The Tribunal finds that Mr Tonna's legal representatives had put Dr Mendonca and her legal representatives on notice as early as September 2016 that an application for costs would be made if Mr Tonna was successful in resisting the applications commenced in April 2016 and June 2016. A formal application for costs was filed on 9 September 2016.
The administrative dismissal of the April 2016 and June 2016 applications following their withdrawal by Dr Mendonca was made without affording Mr Tonna procedural fairness in not having his 9 September 2016 costs application addressed. The situation is no different to that found in Edwards. There was a foreshadowed costs application which was not dealt with by the Tribunal. In the circumstances, the s 55(1)(a) order did not complete the proceedings. The Tribunal, like in Edwards, had one last task to perform - to address the foreshadowed costs application.
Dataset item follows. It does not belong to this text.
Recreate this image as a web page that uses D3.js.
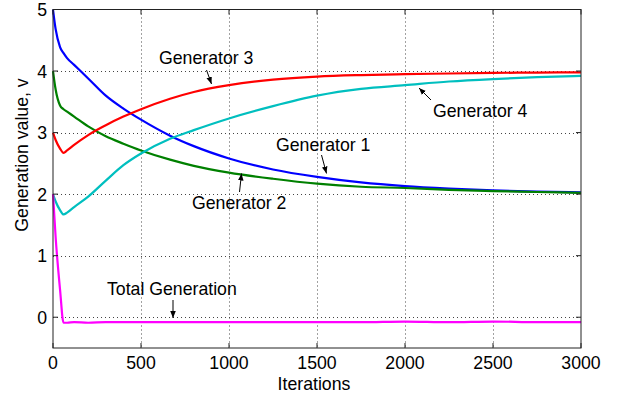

The dismissal under s55(1)(a) of the CATA was an administrative act which did not complete the proceedings, because the September 2016 application for costs had not been dealt with. Whilst the dismissal affected the substantive proceedings instituted and withdrawn by Dr Mendonca, it could not and did not, in the Tribunal's opinion, have the effect of defeating the entitlement of Mr Tonna to pursue his costs applications if he so wished.
Applying the Appeal Panel's reasoning in Edwards, the Tribunal finds that the question of costs was alive issue which the Tribunal failed to address in dismissing the first two applications following Dr Mendonca's withdrawal of them.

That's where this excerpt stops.